I was googling (with Bing AND Google) like crazy for a solution to this, but didn't find one from any of the open resource sites, so I figured I'd blog about my fix for this to help the next poor dev to come along.
I was getting user feedback that one of the Crystal Reports in an application that I support was intermittently crashing. When I ran the report in Visual Studio, on certain pages of the report, I observed a red X across the whole screen with a white field. Obviously something was very wrong here!!!
It boiled down to that there was a null value being used in one of my formula fields, and Crystal seems to raise an exception for nulls when they are used as part of certain types of formulas and not converted manually to an actual value first.
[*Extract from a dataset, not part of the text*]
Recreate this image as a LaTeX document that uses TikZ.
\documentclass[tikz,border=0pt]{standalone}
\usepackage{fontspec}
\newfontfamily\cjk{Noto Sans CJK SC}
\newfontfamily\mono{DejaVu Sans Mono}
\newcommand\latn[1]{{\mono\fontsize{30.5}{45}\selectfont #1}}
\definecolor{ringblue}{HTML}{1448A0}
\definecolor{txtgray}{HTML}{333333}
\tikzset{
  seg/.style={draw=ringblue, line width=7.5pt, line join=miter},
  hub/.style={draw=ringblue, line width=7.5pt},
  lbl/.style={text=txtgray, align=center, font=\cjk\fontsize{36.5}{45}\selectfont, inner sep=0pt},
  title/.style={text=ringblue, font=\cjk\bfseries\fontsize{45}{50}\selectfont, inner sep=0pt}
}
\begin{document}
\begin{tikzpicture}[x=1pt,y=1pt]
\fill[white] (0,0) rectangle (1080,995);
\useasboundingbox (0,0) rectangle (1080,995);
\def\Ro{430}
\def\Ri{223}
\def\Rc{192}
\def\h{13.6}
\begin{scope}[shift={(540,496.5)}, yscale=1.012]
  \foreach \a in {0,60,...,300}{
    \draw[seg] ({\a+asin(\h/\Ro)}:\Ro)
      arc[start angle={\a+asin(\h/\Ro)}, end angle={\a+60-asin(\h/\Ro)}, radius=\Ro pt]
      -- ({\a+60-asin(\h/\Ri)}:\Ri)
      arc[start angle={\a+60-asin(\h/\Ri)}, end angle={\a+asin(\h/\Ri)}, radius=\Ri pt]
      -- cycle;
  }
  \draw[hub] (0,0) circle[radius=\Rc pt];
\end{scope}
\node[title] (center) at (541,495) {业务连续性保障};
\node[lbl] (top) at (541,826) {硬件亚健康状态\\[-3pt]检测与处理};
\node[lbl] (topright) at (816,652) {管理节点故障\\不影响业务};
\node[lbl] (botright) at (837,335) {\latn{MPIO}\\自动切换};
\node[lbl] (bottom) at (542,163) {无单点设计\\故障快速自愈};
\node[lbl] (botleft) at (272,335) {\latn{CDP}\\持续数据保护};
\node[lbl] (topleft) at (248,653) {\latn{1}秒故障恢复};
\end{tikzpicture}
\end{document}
I didn't know which field was causing the issue so I just started a divide and conquer approach. I suppressed all fields and confirmed that the report worked (select a bunch of fields, Right Click... Format Multiple Objects... Suppress). Then I started un-suppressing a few objects at a time until the report started failing again. Now I knew where the problem was (or at least one of the problems).
I then right-clicked one of the formula fields and chose "Find In Formulas" to open the formula workshop. I drilled down to the formula field (it could be in any of the sections) and found the offending one. Note that it could be a "normal" formula field or even one of the special formatting formulas (like "if this field's value is true, format as green").
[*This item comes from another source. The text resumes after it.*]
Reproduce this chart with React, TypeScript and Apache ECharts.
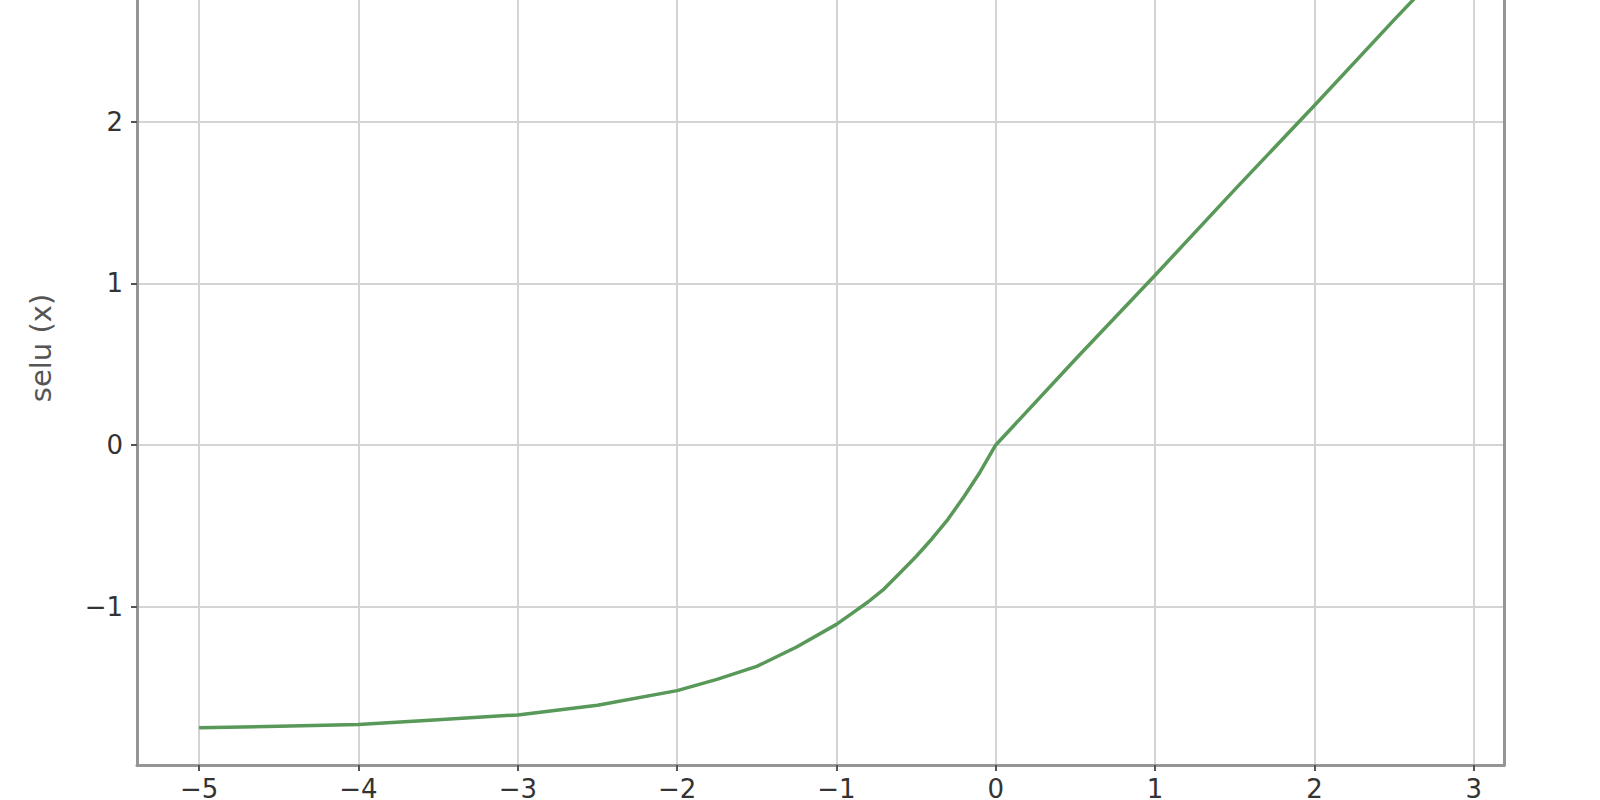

I believe the "right way" to fix it is to handle NULLs properly using ISNULL() (which returns a boolean unlike the T-SQL ISNULL() ) or another appropriate method in Crystal for each and every one of your formulas. This MSDN article describes that. However, there exists another workaround as well which should be fine for most simple cases. On the top of each formula when you click into the white field where the code actually lives, you can change this box:
To say this:
If you choose "Default Values For Nulls", Crystal will substitute "" for null strings and an appropriate flavor of 0 for numeric fields. Here's some documentation that oddly seems to skip booleans.
This dropdown selection is per-formula, so it might take a lot of work to go through and change every formula in the tree view (don't forget to look at the formatting formulas too!!!), but if your report is crashing with the dreaded red X and you don't know why, this may get it working again.